October 13, 2020 - UTMediaCAT/mediacat-docs GitHub Wiki

Agenda

Notes Start Here

  • New project in Github to track issues: MediaCat Refactor 2020

  • Twitter crawler - Danhua

    • owner of getoldtwitter Python library has updated for new Twitter rules, will have a session to learn how to use this for our project
  • Researching date recognition - Amy & Jacqueline

    • two pathways
      • estimating date from Google indexing would require use of Google API; limit to how many searches per day can be performed (max 100)
      • Python DateGuesser library to retrieve dates, also checking out Javascript libraries because it seems they are more maintained
    • Jacqueline is writing tests for existing date-retrieving libraries to see what proportion of dates are captured.
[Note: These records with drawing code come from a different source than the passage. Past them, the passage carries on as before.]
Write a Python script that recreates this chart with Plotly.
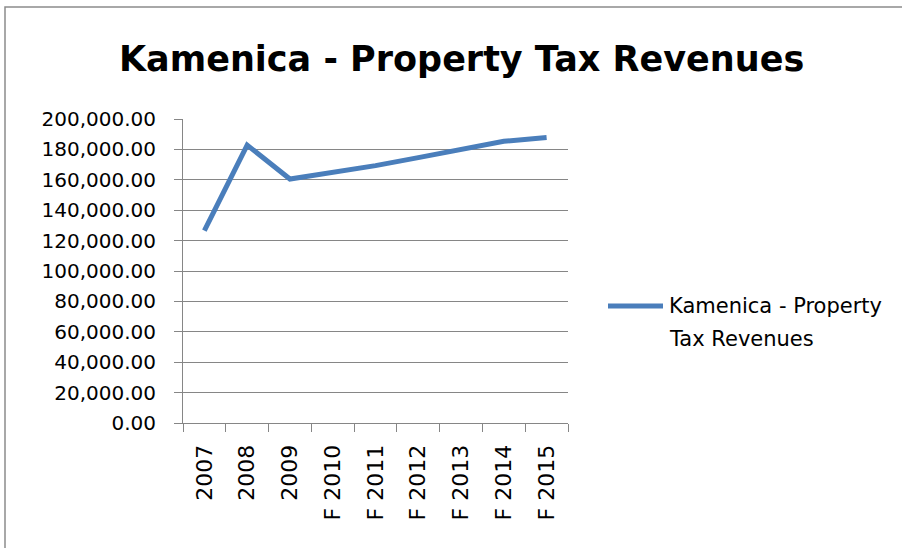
import plotly.graph_objects as go

categories = ["2007", "2008", "2009", "F 2010", "F 2011", "F 2012", "F 2013", "F 2014", "F 2015"]
revenues = [126600, 182800, 160500, 164600, 169300, 174600, 180000, 185300, 187800]
y_ticks = [0, 20000, 40000, 60000, 80000, 100000, 120000, 140000, 160000, 180000, 200000]
series_name = "Kamenica - Property Tax Revenues"
title_text = "Kamenica - Property Tax Revenues"

W, H = 902, 548
L, R, T, B = 183, 568, 119, 423
pw, ph = R - L, B - T

def px(x):
    return (x - L) / pw

def py(y):
    return (B - y) / ph

grid = "#868686"
blue = "#4A7EBB"
font = "DejaVu Sans"

fig = go.Figure()
fig.add_trace(go.Scatter(
    x=categories, y=revenues, mode="lines", name=series_name,
    line=dict(color=blue, width=5), showlegend=False,
))

fig.update_layout(
    width=W, height=H,
    margin=dict(l=L, r=W - R, t=T, b=H - B),
    paper_bgcolor="white", plot_bgcolor="white",
    font=dict(family=font, color="black", size=20),
    xaxis=dict(
        type="category", range=[-0.5, 8.5], tickangle=-90,
        showgrid=False, showline=True, linecolor=grid, linewidth=1,
        ticks="outside", tickson="boundaries", ticklen=8, tickcolor=grid,
        tickfont=dict(family=font, size=22), ticklabelstandoff=12,
        zeroline=False,
    ),
    yaxis=dict(
        range=[0, 200000], tickvals=y_ticks, tickformat=",.2f",
        showgrid=True, gridcolor=grid, gridwidth=1,
        showline=True, linecolor=grid, linewidth=1,
        ticks="outside", ticklen=8, tickcolor=grid,
        tickfont=dict(family=font, size=20), ticklabelstandoff=14,
        zeroline=False,
    ),
    shapes=[
        dict(type="rect", xref="paper", yref="paper",
             x0=px(5), x1=px(1000), y0=py(700), y1=py(7),
             line=dict(color="#8c8c8c", width=1.5), layer="below"),
        dict(type="line", xref="paper", yref="paper",
             x0=px(608), x1=px(663), y0=py(306), y1=py(306),
             line=dict(color=blue, width=5)),
    ],
    annotations=[
        dict(text="<b>" + title_text + "</b>", xref="paper", yref="paper",
             x=px(461), y=py(59), xanchor="center", yanchor="middle",
             showarrow=False, font=dict(family=font, size=35, color="black")),
        dict(text="Kamenica - Property", xref="paper", yref="paper",
             x=px(667), y=py(306), xanchor="left", yanchor="middle",
             showarrow=False, font=dict(family=font, size=21, color="black")),
        dict(text="Tax Revenues", xref="paper", yref="paper",
             x=px(667), y=py(339), xanchor="left", yanchor="middle",
             showarrow=False, font=dict(family=font, size=21, color="black")),
    ],
)

fig.write_html("out.html", config={"displayModeBar": False},
               post_script="document.body.style.margin='0';")
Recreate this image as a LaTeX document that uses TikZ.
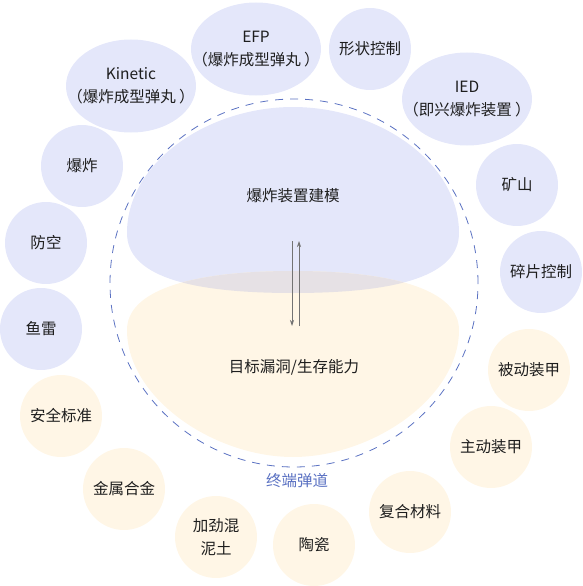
\documentclass[tikz,border=0pt]{standalone}
\usepackage{fontspec}
\setmainfont{Noto Sans CJK SC}
\usetikzlibrary{shapes.geometric,arrows.meta}
\definecolor{bluefill}{HTML}{E4E7FA}
\definecolor{beigefill}{HTML}{FFF6E6}
\definecolor{mixfill}{HTML}{E6E1E5}
\definecolor{dashblue}{HTML}{5A71C2}
\definecolor{textgray}{HTML}{1E1E1E}
\begin{document}
\begin{tikzpicture}
  [x=1pt,y=-1pt,
   every node/.style={text=textgray,font=\fontsize{15.5}{23}\selectfont,align=center,inner sep=0pt},
   bluenode/.style={circle,fill=bluefill,minimum size=82pt},
   beigenode/.style={circle,fill=beigefill,minimum size=82pt},
   blueoval/.style={ellipse,fill=bluefill,minimum width=130pt,minimum height=93pt},
   flow/.style={draw=gray!90!black,line width=0.7pt,-{Stealth[length=6pt,width=4pt]}}]
  \useasboundingbox (0,0) rectangle (583,586);

  % the two halves
  \fill[bluefill] (293,293) .. controls (400,293) and (459,275) .. (459,233)
    .. controls (459,162) and (378,107) .. (293,107)
    .. controls (208,107) and (127,162) .. (127,233)
    .. controls (127,275) and (186,293) .. (293,293) -- cycle;
  \fill[beigefill] (293,271) .. controls (400,271) and (459,292) .. (459,330)
    .. controls (459,398) and (372,457) .. (293,457)
    .. controls (214,457) and (127,398) .. (127,330)
    .. controls (127,292) and (186,271) .. (293,271) -- cycle;
  \begin{scope}
    \clip (293,293) .. controls (400,293) and (459,275) .. (459,233)
      .. controls (459,162) and (378,107) .. (293,107)
      .. controls (208,107) and (127,162) .. (127,233)
      .. controls (127,275) and (186,293) .. (293,293) -- cycle;
    \fill[mixfill] (293,271) .. controls (400,271) and (459,292) .. (459,330)
      .. controls (459,398) and (372,457) .. (293,457)
      .. controls (214,457) and (127,398) .. (127,330)
      .. controls (127,292) and (186,271) .. (293,271) -- cycle;
  \end{scope}

  \node (ring) at (294,283) [circle,draw=dashblue,line width=0.8pt,dash pattern=on 8pt off 7pt,minimum size=368pt] {};
  \node (ballistics) at (297,481) [text=dashblue] {终端弹道};

  \node (model) at (293,196) {爆炸装置建模};
  \node (target) at (294,367) {目标漏洞/生存能力};
  \coordinate (d1) at (292,241);
  \coordinate (d2) at (292,326);
  \coordinate (u1) at (299,326);
  \coordinate (u2) at (299,241);
  \draw[flow] (d1) -- (d2);
  \draw[flow] (u1) -- (u2);

  % threats
  \node[blueoval,label={[align=center]center:Kinetic\\（爆炸成型弹丸 ）}] (kinetic) at (131,86) {};
  \node[blueoval,label={[align=center]center:EFP\\（爆炸成型弹丸 ）}] (efp) at (256,49) {};
  \node[bluenode] (shape) at (370,49) {形状控制};
  \node[blueoval,label={[align=center]center:IED\\（即兴爆炸装置 ）}] (ied) at (467,99) {};
  \node[bluenode] (mine) at (517,185) {矿山};
  \node[bluenode] (frag) at (541,272) {碎片控制};
  \node[bluenode] (blast) at (82,166) {爆炸};
  \node[bluenode] (air) at (46,243) {防空};
  \node[bluenode] (torpedo) at (41,329) {鱼雷};

  % targets
  \node[beigenode] (safety) at (61,416) {安全标准};
  \node[beigenode] (alloy) at (124,489) {金属合金};
  \node[beigenode] (concrete) at (216,537) {加劲混\\泥土};
  \node[beigenode] (ceramic) at (314,545) {陶瓷};
  \node[beigenode] (composite) at (410,512) {复合材料};
  \node[beigenode] (active) at (491,447) {主动装甲};
  \node[beigenode] (passive) at (529,370) {被动装甲};

\end{tikzpicture}
\end{document}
Best results come from the bigger sites that have the dates in the URL, but in multi-language there are more struggles to find the date.
    • where does the time identifier belong?
      • if in Javascript can be part of the crawler
      • if in Python it will be a separate tool
    • Jacqueline & Raiyan will make a decision about which method to use for date capture by next week
  • MediaCat Domain Crawler - Raiyan & Alex

    • Alex's filter function checks: makes sure URL is in scope, is not the domain URL, and gets rid of repeat URLs
    • crawl run (using filter function) for two domains - the IDF and Al Jazeera
      • retrieves text content, title, and html content for articles successfully
      • went 5 articles deep, and ended up on an Al Jazeera homepage (homepage URLs are not always a complete match to the default domain URL)
      • ignored urls that were outside of the domain were collected, grouped by domain name
      • definition of pseudoURL is how the links are determined as qualifying to be crawled - ex. aljazeera.com/news as pseudourl will not retrieve aljazeera.com
  • Postprocessor

    • new issue created to address postprocessor development
  • Scope parser demo - Danhua

    • created functions for checks (checks for valid url, valid twitter handle, type of source, valid csv)